The U.S. Navy had also outfitted Pilar with special communications gear, including a “Huff-Duff” long-range radio and a sonar detector. She wasn’t pursuing game fish; she was chasing enemy U-boats, with at least the tepid cooperation of the military, from which Hemingway had wangled $30,000 worth of materiel.
He had bought the boat eight years earlier from a shipbuilder in Brooklyn for $7495, a tidy sum in Depression-era America. “Pilar” was the nickname of Hemingway’s second wife Pauline, the mother of Patrick and Gregory, who was still living in Key West despite her 1940 divorce from the boys’wayward father.

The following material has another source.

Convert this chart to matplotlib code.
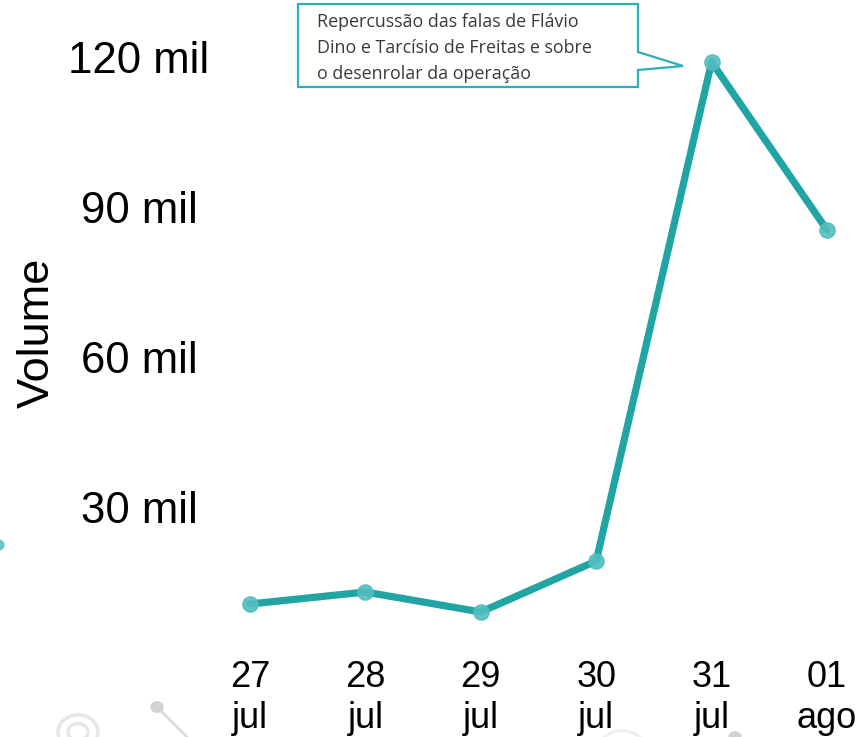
import matplotlib.pyplot as plt
from matplotlib.patches import Polygon, Circle
from matplotlib.lines import Line2D

# dados
dias = ["27\njul", "28\njul", "29\njul", "30\njul", "31\njul", "01\nago"]
volume = [10600, 13000, 9000, 19200, 119000, 85400]
yticks = [30000, 60000, 90000, 120000]
ytick_labels = ["30 mil", "60 mil", "90 mil", "120 mil"]
nota = ("Repercussão das falas de Flávio\n"
        "Dino e Tarcísio de Freitas e sobre\n"
        "o desenrolar da operação")

W, H = 861, 737
cor = "#21a4a4"

plt.rcParams["font.family"] = ["Liberation Sans", "DejaVu Sans"]
fig = plt.figure(figsize=(W / 100, H / 100), dpi=100)

def px(x, y):
    # pixel (topo-esquerda) -> fração da figura
    return x / W, 1 - y / H

ax = fig.add_axes([250 / W, 80 / H, 577 / W, 600 / H])
x = list(range(len(dias)))
ax.plot(x, volume, color=cor, lw=5.2, solid_capstyle="round",
        solid_joinstyle="round", clip_on=False, zorder=3)
ax.plot(x, volume, "o", color="#52bebe", ms=11, alpha=0.9,
        clip_on=False, zorder=4)

ax.set_xlim(0, len(dias) - 1)
ax.set_ylim(0, 120000)
ax.set_xticks(x)
ax.set_xticklabels(dias, fontsize=26, linespacing=1.22)
ax.set_yticks(yticks)
ax.set_yticklabels(ytick_labels, fontsize=31.5, ha="center")
ax.tick_params(length=0, axis="y", pad=80)
ax.tick_params(length=0, axis="x", pad=2)
for s in ax.spines.values():
    s.set_visible(False)
ax.patch.set_alpha(0)
ax.set_ylabel("Volume", fontsize=32.5)
ax.yaxis.set_label_coords(-192 / 577, 0.54)

# caixa de anotação
caixa = [(298, 4), (638, 4), (638, 52), (683, 66), (638, 70),
         (638, 87), (298, 87)]
fig.add_artist(Polygon([px(a, b) for a, b in caixa], closed=True,
                       transform=fig.transFigure, facecolor="white",
                       edgecolor="#2ab0b5", lw=1.6, zorder=5))
fig.text(*px(317, 48), nota, fontsize=12.9, family=["Open Sans", "DejaVu Sans"],
         color="#3a3a3a", va="center", ha="left", linespacing=1.55, zorder=6)

# elementos decorativos de fundo
cinza = "#e6e6e6"
fig.add_artist(Circle(px(78, 732), 20 / W, transform=fig.transFigure,
                      fill=False, ec=cinza, lw=2.5, zorder=0))
fig.add_artist(Circle(px(78, 732), 10 / W, transform=fig.transFigure,
                      fill=False, ec=cinza, lw=2.5, zorder=0))
fig.add_artist(Line2D(*zip(px(157, 707), px(195, 745)), transform=fig.transFigure,
                      color="#dadada", lw=2, zorder=0))
fig.add_artist(Circle(px(157, 707), 6 / W, transform=fig.transFigure,
                      color="#d2d2d2", zorder=0))
fig.add_artist(Circle(px(622, 752), 25 / W, transform=fig.transFigure,
                      fill=False, ec="#eeeeee", lw=2, zorder=0))
fig.add_artist(Circle(px(735, 737), 6 / W, transform=fig.transFigure,
                      color="#d2d2d2", zorder=0))
fig.add_artist(Circle(px(-2, 545), 6 / W, transform=fig.transFigure,
                      color="#6cc7c7", zorder=0))

fig.savefig("out.png", dpi=100)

It was also the moniker Hemingway hung on the fictitious leader of the Spanish Republican guerilla band in For Whom the Bell Tolls. “Pilar” was a deliberately malicious choice on Papa’s part: Pauline, a devout Catholic, supported Generalissimo Francisco Franco and his fascist-backed Nationalists, incensing Hemingway. The 1941 Pulitzer committee had unanimously recommended For Whom the Bell Tolls be awarded its prize for letters. But the honor was never bequeathed; the president of Columbia University, the academic home of the Pulitzers, found the novel’s themes – and its author – “offensive and lascivious.”